The FSIS audit for 2020 did not identify any deficiencies that represented an immediate threat to public health. Audit findings discussed with Chilean officials include:

  • The central competent authority (CCA) does not have a mechanism or procedure in place that requires that livestock carcasses and parts subjected to routine chemical residue testing be precluded from export to the United States until receipt and confirmation of acceptable testing results.
  •  Government inspectors did not observe the interior of the poultry carcasses during the post- mortem inspection. The incomplete observation of the interior of the carcass is a repeat finding from the 2018 audit. 
  • Government inspectors did not verify that the hazard analyses addressed chemical hazards associated with restricted ingredients (e.g., sodium phosphate and potassium phosphate).
  • Government inspectors did not verify the HACCP plans complied with the CCA’s requirements for HACCP plan content.
  • Government inspectors did not verify the establishments complied with the CCA’s requirements for HACCP record-keeping.

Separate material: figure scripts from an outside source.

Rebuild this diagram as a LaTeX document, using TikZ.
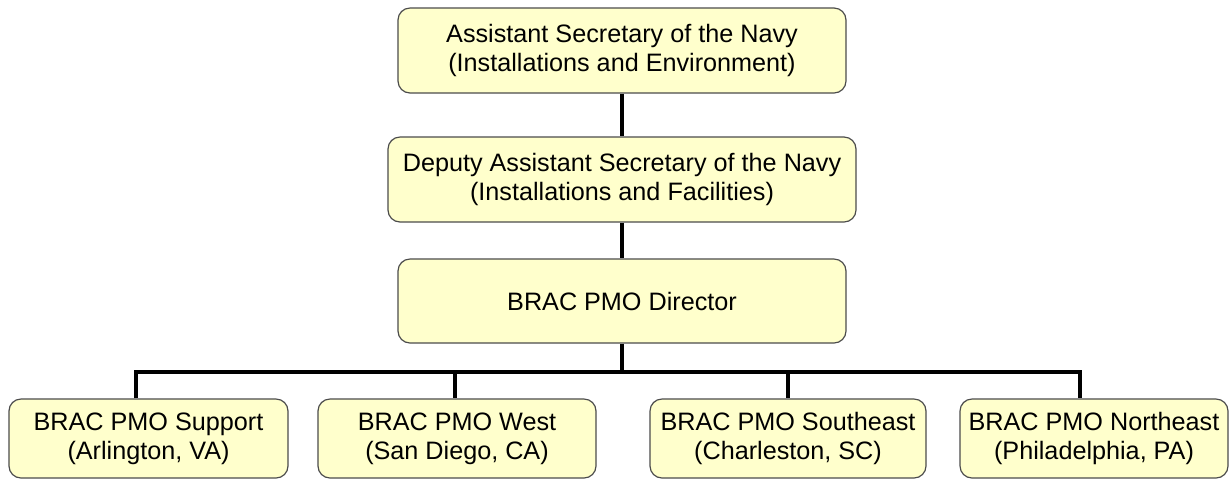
\documentclass[tikz,border=0pt]{standalone}
\usepackage{fontspec}
\setmainfont{Liberation Sans}
\definecolor{boxfill}{RGB}{255,255,204}

\begin{document}
\begin{tikzpicture}[x=0.5pt,y=-0.5pt,
    office/.style={draw=black!70,line width=0.6pt,fill=boxfill,rounded corners=6pt,
      align=center,inner sep=0pt,minimum height=42.5pt,
      font=\fontsize{12.6}{14.5}\selectfont},
    link/.style={line width=2pt}]
  \useasboundingbox (0,0) rectangle (1230,479);
  % top of the chain
  \node[office,minimum width=224pt] (asn) at (622,50.5)
    {Assistant Secretary of the Navy\\(Installations and Environment)};
  \node[office,minimum width=234pt] (dasn) at (622,179.5)
    {Deputy Assistant Secretary of the Navy\\(Installations and Facilities)};
  \node[office,minimum width=224pt,minimum height=42pt] (dir) at (622,301)
    {BRAC PMO Director};
  % field offices
  \node[office,minimum width=139.5pt,minimum height=39.5pt] (sup) at (148.5,438.5)
    {BRAC PMO Support\\(Arlington, VA)};
  \node[office,minimum width=139pt,minimum height=39.5pt] (west) at (457,438.5)
    {BRAC PMO West\\(San Diego, CA)};
  \node[office,minimum width=138pt,minimum height=39.5pt] (se) at (788,438.5)
    {BRAC PMO Southeast\\(Charleston, SC)};
  \node[office,minimum width=134pt,minimum height=39.5pt] (ne) at (1094,438.5)
    {BRAC PMO Northeast\\(Philadelphia, PA)};
  % connectors
  \draw[link] (asn) -- (dasn);
  \draw[link] (dasn) -- (dir);
  \coordinate (bus) at (622,372);
  \coordinate (b1) at (136,372);
  \coordinate (b2) at (455,372);
  \coordinate (b3) at (788,372);
  \coordinate (b4) at (1080,372);
  \draw[link] (dir) -- (bus);
  \draw[link] (b1 |- sup.north) -- (b1) -- (b4) -- (b4 |- ne.north);
  \draw[link] (b2) -- (b2 |- west.north);
  \draw[link] (b3) -- (b3 |- se.north);
\end{tikzpicture}
\end{document}
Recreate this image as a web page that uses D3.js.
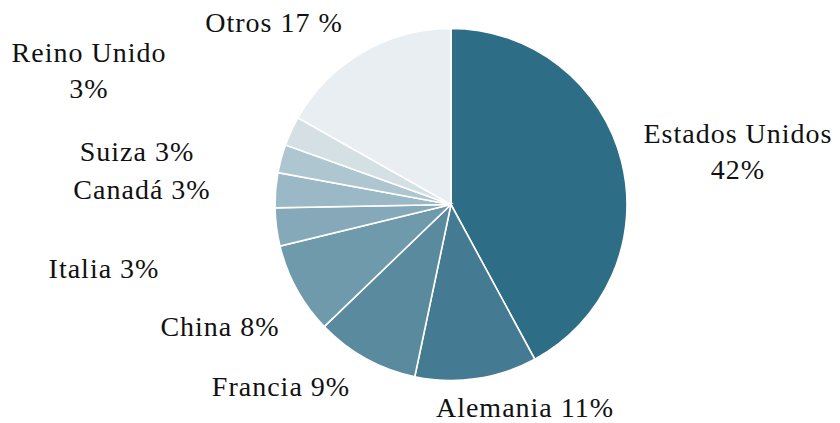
<!DOCTYPE html>
<html>
<head>
<meta charset="utf-8">
<script src="https://cdn.jsdelivr.net/npm/d3@7"></script>
<style>
  html, body { margin: 0; padding: 0; background: #fff; }
  svg { display: block; }
  text { font-family: "Times New Roman", "Liberation Serif", Times, serif; fill: #111; }
</style>
</head>
<body>
<svg id="chart" width="840" height="423"></svg>
<script>
// datos: participación por país (%)
const countries = ["Estados Unidos", "Alemania", "Francia", "China", "Italia", "Canadá", "Suiza", "Reino Unido", "Otros"];
const shares = [42.1, 11.2, 9.5, 8.4, 3.5, 3.2, 2.6, 2.7, 16.8];
const labelLines = [
  ["Estados Unidos", "42%"],
  ["Alemania 11%"],
  ["Francia 9%"],
  ["China 8%"],
  ["Italia 3%"],
  ["Canadá 3%"],
  ["Suiza 3%"],
  ["Reino Unido", "3%"],
  ["Otros 17 %"]
];
const colors = ["#2e6d86", "#457b92", "#5a8a9e", "#6e9aac", "#85a9b8", "#9ab8c5", "#aec6d0", "#d5e0e5", "#e9eef2"];

// posición de etiquetas (centro del texto, relativo al centro de la torta)
const labelPos = [
  [287, -71], [74, 203], [-170, 182], [-231, 122], [-347, 64],
  [-309, -15], [-314, -53], [-362, -152], [-177, -182]
];

const attr = { cx: 451, cy: 204.5, r: 176, lineH: 36 };

const svg = d3.select("#chart");
const g = svg.append("g").attr("transform", `translate(${attr.cx}, ${attr.cy})`);

const data = countries.map((c, i) => ({ name: c, value: shares[i], idx: i }));

const pie = d3.pie().sort(null).value(d => d.value);
const arc = d3.arc().innerRadius(0).outerRadius(attr.r);

const arcs = pie(data);

g.selectAll("path.slice")
  .data(arcs)
  .enter()
  .append("path")
  .attr("class", "slice")
  .attr("d", arc)
  .attr("fill", d => colors[d.data.idx])
  .attr("stroke", "#fff")
  .attr("stroke-width", 1.6);

const labels = g.selectAll("text.lbl")
  .data(arcs)
  .enter()
  .append("text")
  .attr("class", "lbl")
  .attr("text-anchor", "middle")
  .style("font-size", "28px")
  .style("letter-spacing", "1px");

labels.each(function(d) {
  const lines = labelLines[d.data.idx];
  const [px, py] = labelPos[d.data.idx];
  const t = d3.select(this);
  lines.forEach((ln, k) => {
    t.append("tspan")
      .attr("x", px)
      .attr("y", py + k * attr.lineH)
      .attr("dy", "0.35em")
      .text(ln);
  });
});
</script>
</body>
</html>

An exit meeting was held on Jan. 28 in Santiago, Chile, with SAG. At this meeting, the FSIS auditors presented the preliminary findings from the audit. An analysis of the findings within each component did not identify any deficiencies that represented an immediate threat to public health . SAG committed to addressing the preliminary audit findings as presented. FSIS will evaluate the adequacy of SAG’s documentation of proposed corrective actions and base future equivalence verification activities on the information provided.